> [STORED ROWS]:
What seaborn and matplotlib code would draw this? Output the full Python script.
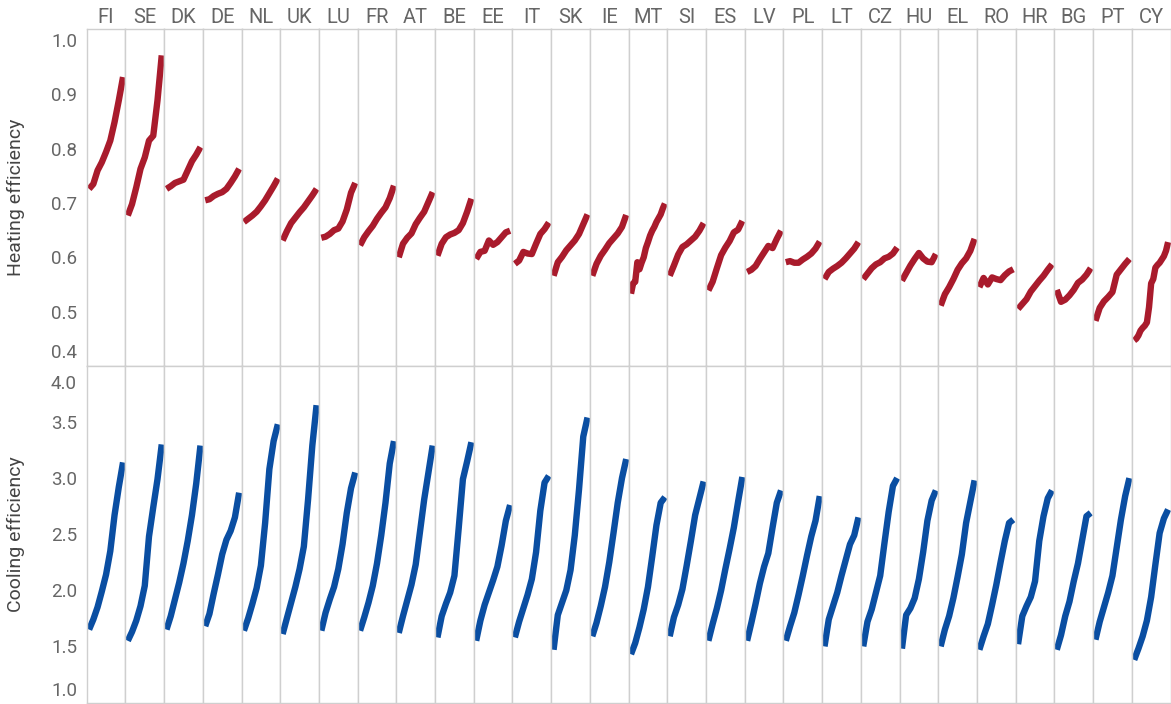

==

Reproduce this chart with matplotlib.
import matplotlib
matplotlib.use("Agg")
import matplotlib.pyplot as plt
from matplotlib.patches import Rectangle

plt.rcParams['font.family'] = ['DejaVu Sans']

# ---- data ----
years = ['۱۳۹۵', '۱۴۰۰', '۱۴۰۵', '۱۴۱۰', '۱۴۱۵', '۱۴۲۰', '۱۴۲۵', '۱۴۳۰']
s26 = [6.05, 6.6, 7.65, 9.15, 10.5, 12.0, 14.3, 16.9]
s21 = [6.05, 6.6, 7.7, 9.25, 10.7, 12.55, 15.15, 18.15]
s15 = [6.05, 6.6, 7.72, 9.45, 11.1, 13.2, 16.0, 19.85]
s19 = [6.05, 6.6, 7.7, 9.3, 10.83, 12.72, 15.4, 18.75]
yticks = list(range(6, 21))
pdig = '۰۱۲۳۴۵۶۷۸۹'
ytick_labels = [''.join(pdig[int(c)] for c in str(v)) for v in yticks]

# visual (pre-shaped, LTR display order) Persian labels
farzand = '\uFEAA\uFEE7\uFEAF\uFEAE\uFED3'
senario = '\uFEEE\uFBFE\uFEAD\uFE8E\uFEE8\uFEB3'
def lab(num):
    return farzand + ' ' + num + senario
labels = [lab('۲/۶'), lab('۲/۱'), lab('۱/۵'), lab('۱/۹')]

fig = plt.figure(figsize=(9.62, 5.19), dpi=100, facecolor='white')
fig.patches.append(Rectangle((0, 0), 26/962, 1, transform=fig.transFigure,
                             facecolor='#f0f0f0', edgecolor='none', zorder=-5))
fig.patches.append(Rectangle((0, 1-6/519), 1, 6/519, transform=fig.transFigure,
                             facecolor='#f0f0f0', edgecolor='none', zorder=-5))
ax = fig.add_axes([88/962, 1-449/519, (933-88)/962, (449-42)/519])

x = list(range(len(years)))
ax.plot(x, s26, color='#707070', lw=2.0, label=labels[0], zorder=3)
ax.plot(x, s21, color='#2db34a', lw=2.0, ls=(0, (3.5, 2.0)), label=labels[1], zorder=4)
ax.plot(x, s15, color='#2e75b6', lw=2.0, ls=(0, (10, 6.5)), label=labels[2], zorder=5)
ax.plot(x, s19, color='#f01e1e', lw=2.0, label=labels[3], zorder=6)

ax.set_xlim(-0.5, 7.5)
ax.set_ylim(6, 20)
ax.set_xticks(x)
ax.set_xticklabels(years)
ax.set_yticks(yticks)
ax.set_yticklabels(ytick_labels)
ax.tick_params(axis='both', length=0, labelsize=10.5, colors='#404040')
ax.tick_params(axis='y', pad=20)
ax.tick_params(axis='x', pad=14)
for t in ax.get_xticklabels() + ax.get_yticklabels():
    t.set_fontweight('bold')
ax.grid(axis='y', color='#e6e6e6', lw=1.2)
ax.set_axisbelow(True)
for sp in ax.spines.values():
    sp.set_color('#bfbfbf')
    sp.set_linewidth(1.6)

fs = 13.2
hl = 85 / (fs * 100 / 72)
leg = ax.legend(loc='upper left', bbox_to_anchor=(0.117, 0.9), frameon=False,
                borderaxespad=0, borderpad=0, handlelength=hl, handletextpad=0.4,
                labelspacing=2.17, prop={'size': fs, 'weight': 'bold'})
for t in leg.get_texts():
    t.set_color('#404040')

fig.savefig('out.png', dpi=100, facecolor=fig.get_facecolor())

> [INSTRUCTIONS FOR THE TASK]:
Write down only the number of lines that contain the string "matplotlib" in the listing.

> [RESULT FOR THIS EXERCISE]:
6